** Begin **

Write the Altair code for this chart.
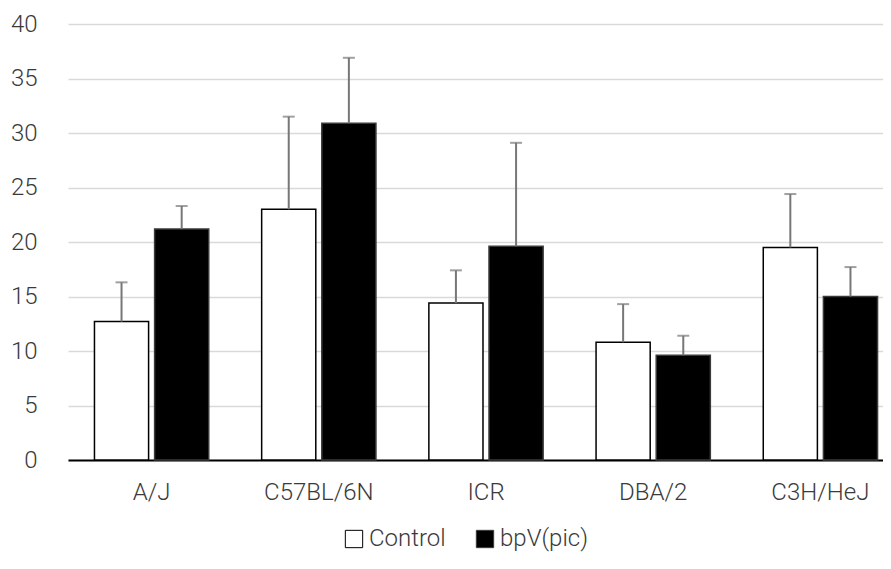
import altair as alt
import pandas as pd

categories = ["A/J", "C57BL/6N", "ICR", "DBA/2", "C3H/HeJ"]
series = ["Control", "bpV(pic)"]
control_mean = [12.7, 23.0, 14.4, 10.8, 19.5]
control_err = [3.6, 8.5, 3.0, 3.5, 4.9]
bpv_mean = [21.2, 30.9, 19.6, 9.6, 15.0]
bpv_err = [2.1, 6.0, 9.5, 1.8, 2.7]
y_ticks = [0, 5, 10, 15, 20, 25, 30, 35, 40]

rows = []
for i, c in enumerate(categories):
    rows.append({"strain": c, "group": series[0], "mean": control_mean[i], "err": control_err[i]})
    rows.append({"strain": c, "group": series[1], "mean": bpv_mean[i], "err": bpv_err[i]})
df = pd.DataFrame(rows)
df["upper"] = df["mean"] + df["err"]

FONT = "Roboto, Lato, sans-serif"
FW = 300
TXT = "#3a3a3a"

x_enc = alt.X(
    "strain:N",
    sort=categories,
    scale=alt.Scale(range=[0, 836], paddingInner=0, paddingOuter=0),
    axis=alt.Axis(
        title=None, labelAngle=0, ticks=False, grid=False,
        domainColor="black", domainWidth=2,
        labelFontSize=24, labelFontWeight=FW, labelColor=TXT, labelPadding=20, labelFont=FONT,
    ),
)
xoff = alt.XOffset("group:N", sort=series, scale=alt.Scale(paddingInner=0.1, paddingOuter=0.44))
y_scale = alt.Scale(domain=[0, 40], nice=False)

base = alt.Chart(df)

bars = base.mark_bar(strokeWidth=1.5).encode(
    x=x_enc,
    xOffset=xoff,
    y=alt.Y(
        "mean:Q", scale=y_scale,
        axis=alt.Axis(
            title=None, values=y_ticks, domain=False, ticks=False,
            gridColor="#d9d9d9", gridWidth=1.5,
            labelFontSize=24, labelFontWeight=FW, labelColor=TXT, labelPadding=31, labelFont=FONT,
        ),
    ),
    fill=alt.Fill(
        "group:N",
        scale=alt.Scale(domain=series, range=["white", "black"]),
        legend=alt.Legend(
            title=None, orient="none", direction="horizontal",
            legendX=274, legendY=503, padding=0,
            symbolType="square", symbolSize=300,
            symbolStrokeColor="black", symbolStrokeWidth=1,
            labelFontSize=24, labelFontWeight=FW, labelFont=FONT, labelColor=TXT,
            labelOffset=3, columnPadding=27,
        ),
    ),
    stroke=alt.Stroke(
        "group:N",
        scale=alt.Scale(domain=series, range=["black", "#3a3a3a"]),
        legend=None,
    ),
)

rules = base.mark_rule(color="#777777", strokeWidth=2).encode(
    x=x_enc, xOffset=xoff, y=alt.Y("mean:Q", scale=y_scale), y2="upper:Q"
)
caps = base.mark_tick(color="#777777", thickness=2, size=12).encode(
    x=x_enc, xOffset=xoff, y=alt.Y("upper:Q", scale=y_scale)
)

chart = (
    alt.layer(bars, rules, caps)
    .properties(
        width=815, height=436,
        autosize=alt.AutoSizeParams(type="none"),
        padding={"left": 60, "top": 16, "right": 0, "bottom": 97},
    )
    .configure_view(stroke=None)
)

chart.save("out.html", embed_options={"renderer": "svg", "actions": False})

** End **

Stated exercise
Leave the pictures out and output the rest of the listing exactly.

Finished exercise
Write the Altair code for this chart.
import altair as alt
import pandas as pd

categories = ["A/J", "C57BL/6N", "ICR", "DBA/2", "C3H/HeJ"]
series = ["Control", "bpV(pic)"]
control_mean = [12.7, 23.0, 14.4, 10.8, 19.5]
control_err = [3.6, 8.5, 3.0, 3.5, 4.9]
bpv_mean = [21.2, 30.9, 19.6, 9.6, 15.0]
bpv_err = [2.1, 6.0, 9.5, 1.8, 2.7]
y_ticks = [0, 5, 10, 15, 20, 25, 30, 35, 40]

rows = []
for i, c in enumerate(categories):
    rows.append({"strain": c, "group": series[0], "mean": control_mean[i], "err": control_err[i]})
    rows.append({"strain": c, "group": series[1], "mean": bpv_mean[i], "err": bpv_err[i]})
df = pd.DataFrame(rows)
df["upper"] = df["mean"] + df["err"]

FONT = "Roboto, Lato, sans-serif"
FW = 300
TXT = "#3a3a3a"

x_enc = alt.X(
    "strain:N",
    sort=categories,
    scale=alt.Scale(range=[0, 836], paddingInner=0, paddingOuter=0),
    axis=alt.Axis(
        title=None, labelAngle=0, ticks=False, grid=False,
        domainColor="black", domainWidth=2,
        labelFontSize=24, labelFontWeight=FW, labelColor=TXT, labelPadding=20, labelFont=FONT,
    ),
)
xoff = alt.XOffset("group:N", sort=series, scale=alt.Scale(paddingInner=0.1, paddingOuter=0.44))
y_scale = alt.Scale(domain=[0, 40], nice=False)

base = alt.Chart(df)

bars = base.mark_bar(strokeWidth=1.5).encode(
    x=x_enc,
    xOffset=xoff,
    y=alt.Y(
        "mean:Q", scale=y_scale,
        axis=alt.Axis(
            title=None, values=y_ticks, domain=False, ticks=False,
            gridColor="#d9d9d9", gridWidth=1.5,
            labelFontSize=24, labelFontWeight=FW, labelColor=TXT, labelPadding=31, labelFont=FONT,
        ),
    ),
    fill=alt.Fill(
        "group:N",
        scale=alt.Scale(domain=series, range=["white", "black"]),
        legend=alt.Legend(
            title=None, orient="none", direction="horizontal",
            legendX=274, legendY=503, padding=0,
            symbolType="square", symbolSize=300,
            symbolStrokeColor="black", symbolStrokeWidth=1,
            labelFontSize=24, labelFontWeight=FW, labelFont=FONT, labelColor=TXT,
            labelOffset=3, columnPadding=27,
        ),
    ),
    stroke=alt.Stroke(
        "group:N",
        scale=alt.Scale(domain=series, range=["black", "#3a3a3a"]),
        legend=None,
    ),
)

rules = base.mark_rule(color="#777777", strokeWidth=2).encode(
    x=x_enc, xOffset=xoff, y=alt.Y("mean:Q", scale=y_scale), y2="upper:Q"
)
caps = base.mark_tick(color="#777777", thickness=2, size=12).encode(
    x=x_enc, xOffset=xoff, y=alt.Y("upper:Q", scale=y_scale)
)

chart = (
    alt.layer(bars, rules, caps)
    .properties(
        width=815, height=436,
        autosize=alt.AutoSizeParams(type="none"),
        padding={"left": 60, "top": 16, "right": 0, "bottom": 97},
    )
    .configure_view(stroke=None)
)

chart.save("out.html", embed_options={"renderer": "svg", "actions": False})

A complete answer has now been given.